▼
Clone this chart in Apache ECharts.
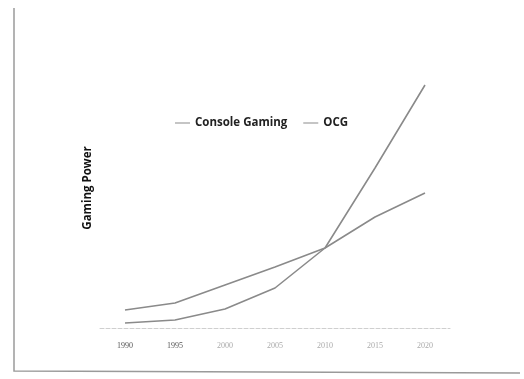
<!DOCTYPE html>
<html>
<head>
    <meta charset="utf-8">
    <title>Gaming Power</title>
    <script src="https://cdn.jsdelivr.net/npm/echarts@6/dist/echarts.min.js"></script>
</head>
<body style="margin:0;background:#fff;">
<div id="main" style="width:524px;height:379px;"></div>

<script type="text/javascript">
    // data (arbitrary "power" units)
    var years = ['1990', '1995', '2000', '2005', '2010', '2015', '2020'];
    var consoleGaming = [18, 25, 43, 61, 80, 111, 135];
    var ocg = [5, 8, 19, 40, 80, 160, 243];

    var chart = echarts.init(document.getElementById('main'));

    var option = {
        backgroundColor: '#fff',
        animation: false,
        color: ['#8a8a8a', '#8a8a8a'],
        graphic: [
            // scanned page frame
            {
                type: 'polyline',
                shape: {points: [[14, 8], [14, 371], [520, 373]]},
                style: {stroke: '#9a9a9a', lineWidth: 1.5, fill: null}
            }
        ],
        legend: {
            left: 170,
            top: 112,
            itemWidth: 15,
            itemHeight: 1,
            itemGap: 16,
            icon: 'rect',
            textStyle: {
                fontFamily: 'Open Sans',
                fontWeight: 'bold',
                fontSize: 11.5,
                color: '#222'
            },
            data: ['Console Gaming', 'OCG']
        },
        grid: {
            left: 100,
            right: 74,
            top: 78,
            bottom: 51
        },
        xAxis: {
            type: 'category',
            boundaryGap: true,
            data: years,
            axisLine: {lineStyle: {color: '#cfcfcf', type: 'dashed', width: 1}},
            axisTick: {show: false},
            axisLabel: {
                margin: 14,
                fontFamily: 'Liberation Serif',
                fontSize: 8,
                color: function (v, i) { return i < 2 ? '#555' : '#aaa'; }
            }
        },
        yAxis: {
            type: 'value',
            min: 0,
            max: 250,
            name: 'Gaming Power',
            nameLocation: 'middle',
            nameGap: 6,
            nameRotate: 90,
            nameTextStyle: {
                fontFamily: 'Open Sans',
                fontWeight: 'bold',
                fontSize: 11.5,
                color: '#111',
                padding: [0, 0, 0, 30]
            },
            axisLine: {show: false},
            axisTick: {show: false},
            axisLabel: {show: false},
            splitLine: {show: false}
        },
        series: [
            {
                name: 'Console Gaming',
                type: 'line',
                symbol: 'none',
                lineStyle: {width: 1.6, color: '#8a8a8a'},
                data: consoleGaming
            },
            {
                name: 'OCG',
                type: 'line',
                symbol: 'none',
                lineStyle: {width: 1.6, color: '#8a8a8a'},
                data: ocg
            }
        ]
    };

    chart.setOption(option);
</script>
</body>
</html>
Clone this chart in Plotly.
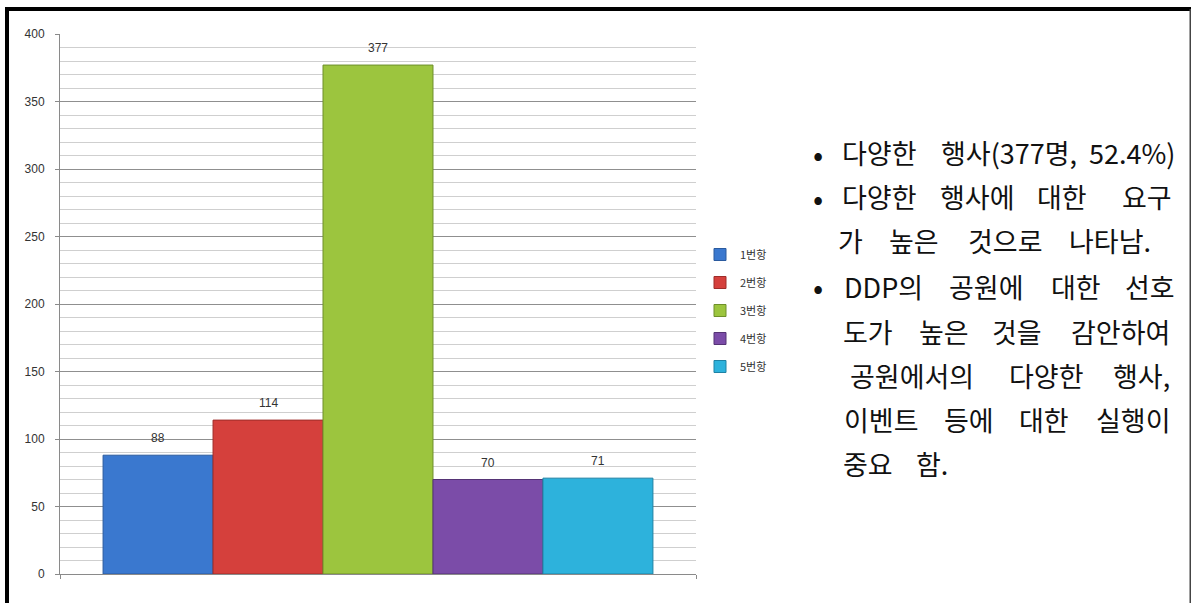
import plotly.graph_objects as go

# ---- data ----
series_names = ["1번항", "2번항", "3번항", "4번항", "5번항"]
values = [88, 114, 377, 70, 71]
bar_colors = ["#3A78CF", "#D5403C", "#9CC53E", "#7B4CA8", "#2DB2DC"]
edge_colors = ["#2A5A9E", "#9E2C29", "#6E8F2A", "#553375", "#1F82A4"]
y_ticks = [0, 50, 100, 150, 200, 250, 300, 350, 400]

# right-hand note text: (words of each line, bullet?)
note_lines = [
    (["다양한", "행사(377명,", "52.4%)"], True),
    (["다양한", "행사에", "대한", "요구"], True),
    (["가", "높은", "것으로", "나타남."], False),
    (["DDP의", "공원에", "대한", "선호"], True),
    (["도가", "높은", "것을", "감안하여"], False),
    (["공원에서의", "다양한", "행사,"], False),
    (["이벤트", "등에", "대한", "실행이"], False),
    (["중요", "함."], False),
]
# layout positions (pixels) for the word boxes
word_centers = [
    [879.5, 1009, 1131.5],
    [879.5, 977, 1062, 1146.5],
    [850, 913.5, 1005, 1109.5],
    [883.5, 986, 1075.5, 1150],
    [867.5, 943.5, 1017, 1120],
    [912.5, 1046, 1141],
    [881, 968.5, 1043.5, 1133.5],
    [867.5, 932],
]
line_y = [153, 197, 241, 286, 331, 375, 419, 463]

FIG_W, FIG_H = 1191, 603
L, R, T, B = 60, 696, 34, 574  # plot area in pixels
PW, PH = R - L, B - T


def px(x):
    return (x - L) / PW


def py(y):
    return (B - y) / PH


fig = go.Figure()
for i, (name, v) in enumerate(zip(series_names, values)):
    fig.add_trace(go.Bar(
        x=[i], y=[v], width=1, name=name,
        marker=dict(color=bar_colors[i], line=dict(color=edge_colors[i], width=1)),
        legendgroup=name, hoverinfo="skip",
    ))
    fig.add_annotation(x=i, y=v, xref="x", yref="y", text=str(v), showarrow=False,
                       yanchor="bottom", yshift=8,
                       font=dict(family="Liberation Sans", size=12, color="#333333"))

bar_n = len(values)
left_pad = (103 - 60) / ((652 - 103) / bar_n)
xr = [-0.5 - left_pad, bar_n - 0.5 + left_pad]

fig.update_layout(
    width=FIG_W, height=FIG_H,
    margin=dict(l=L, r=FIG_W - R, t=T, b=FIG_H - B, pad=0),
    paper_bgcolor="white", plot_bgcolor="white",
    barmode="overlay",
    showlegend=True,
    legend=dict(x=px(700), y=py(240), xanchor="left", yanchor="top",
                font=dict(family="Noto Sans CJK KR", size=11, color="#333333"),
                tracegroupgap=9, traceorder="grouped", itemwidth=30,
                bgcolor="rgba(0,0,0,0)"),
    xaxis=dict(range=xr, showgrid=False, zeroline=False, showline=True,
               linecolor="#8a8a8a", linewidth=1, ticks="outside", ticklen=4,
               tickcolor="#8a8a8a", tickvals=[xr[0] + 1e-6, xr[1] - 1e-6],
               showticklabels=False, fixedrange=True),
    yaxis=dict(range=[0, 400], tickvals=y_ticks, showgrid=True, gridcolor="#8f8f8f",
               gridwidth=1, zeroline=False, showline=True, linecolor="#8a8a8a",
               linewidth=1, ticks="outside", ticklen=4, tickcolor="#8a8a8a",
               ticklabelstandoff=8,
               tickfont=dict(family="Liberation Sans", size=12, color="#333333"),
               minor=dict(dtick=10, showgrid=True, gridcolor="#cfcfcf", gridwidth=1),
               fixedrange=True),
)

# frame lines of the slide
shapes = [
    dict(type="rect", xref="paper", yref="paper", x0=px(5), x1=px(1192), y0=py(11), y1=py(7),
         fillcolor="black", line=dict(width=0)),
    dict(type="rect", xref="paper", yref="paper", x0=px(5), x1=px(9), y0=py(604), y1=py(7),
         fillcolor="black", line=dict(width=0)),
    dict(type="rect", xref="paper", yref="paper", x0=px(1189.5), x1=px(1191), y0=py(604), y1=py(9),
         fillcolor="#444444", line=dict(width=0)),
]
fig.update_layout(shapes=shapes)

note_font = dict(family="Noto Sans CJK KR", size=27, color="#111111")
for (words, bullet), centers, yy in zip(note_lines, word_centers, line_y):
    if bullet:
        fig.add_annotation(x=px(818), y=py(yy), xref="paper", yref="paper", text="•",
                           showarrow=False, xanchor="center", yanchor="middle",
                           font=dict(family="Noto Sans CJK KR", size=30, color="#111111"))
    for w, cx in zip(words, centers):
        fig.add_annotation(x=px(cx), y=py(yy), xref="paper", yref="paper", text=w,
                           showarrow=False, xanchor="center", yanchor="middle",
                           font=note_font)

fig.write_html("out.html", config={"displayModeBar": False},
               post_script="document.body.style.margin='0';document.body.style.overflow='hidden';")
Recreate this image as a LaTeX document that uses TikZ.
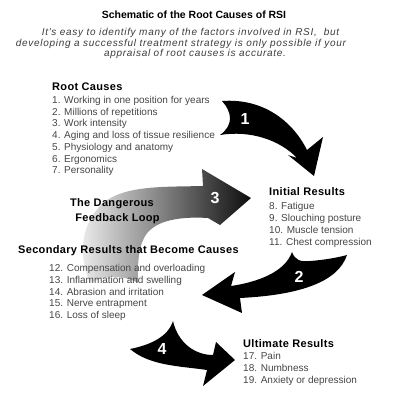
▲
> **The problem**
Print out, exactly and with nothing added, the lines starting at the line holding "Clone this chart in Plotly." and ending at the line holding "line_y = [153, 197, 241, 286, 331, 375, 419, 463]", minus any pictures.

> **Task output**
Clone this chart in Plotly.
import plotly.graph_objects as go

# ---- data ----
series_names = ["1번항", "2번항", "3번항", "4번항", "5번항"]
values = [88, 114, 377, 70, 71]
bar_colors = ["#3A78CF", "#D5403C", "#9CC53E", "#7B4CA8", "#2DB2DC"]
edge_colors = ["#2A5A9E", "#9E2C29", "#6E8F2A", "#553375", "#1F82A4"]
y_ticks = [0, 50, 100, 150, 200, 250, 300, 350, 400]

# right-hand note text: (words of each line, bullet?)
note_lines = [
    (["다양한", "행사(377명,", "52.4%)"], True),
    (["다양한", "행사에", "대한", "요구"], True),
    (["가", "높은", "것으로", "나타남."], False),
    (["DDP의", "공원에", "대한", "선호"], True),
    (["도가", "높은", "것을", "감안하여"], False),
    (["공원에서의", "다양한", "행사,"], False),
    (["이벤트", "등에", "대한", "실행이"], False),
    (["중요", "함."], False),
]
# layout positions (pixels) for the word boxes
word_centers = [
    [879.5, 1009, 1131.5],
    [879.5, 977, 1062, 1146.5],
    [850, 913.5, 1005, 1109.5],
    [883.5, 986, 1075.5, 1150],
    [867.5, 943.5, 1017, 1120],
    [912.5, 1046, 1141],
    [881, 968.5, 1043.5, 1133.5],
    [867.5, 932],
]
line_y = [153, 197, 241, 286, 331, 375, 419, 463]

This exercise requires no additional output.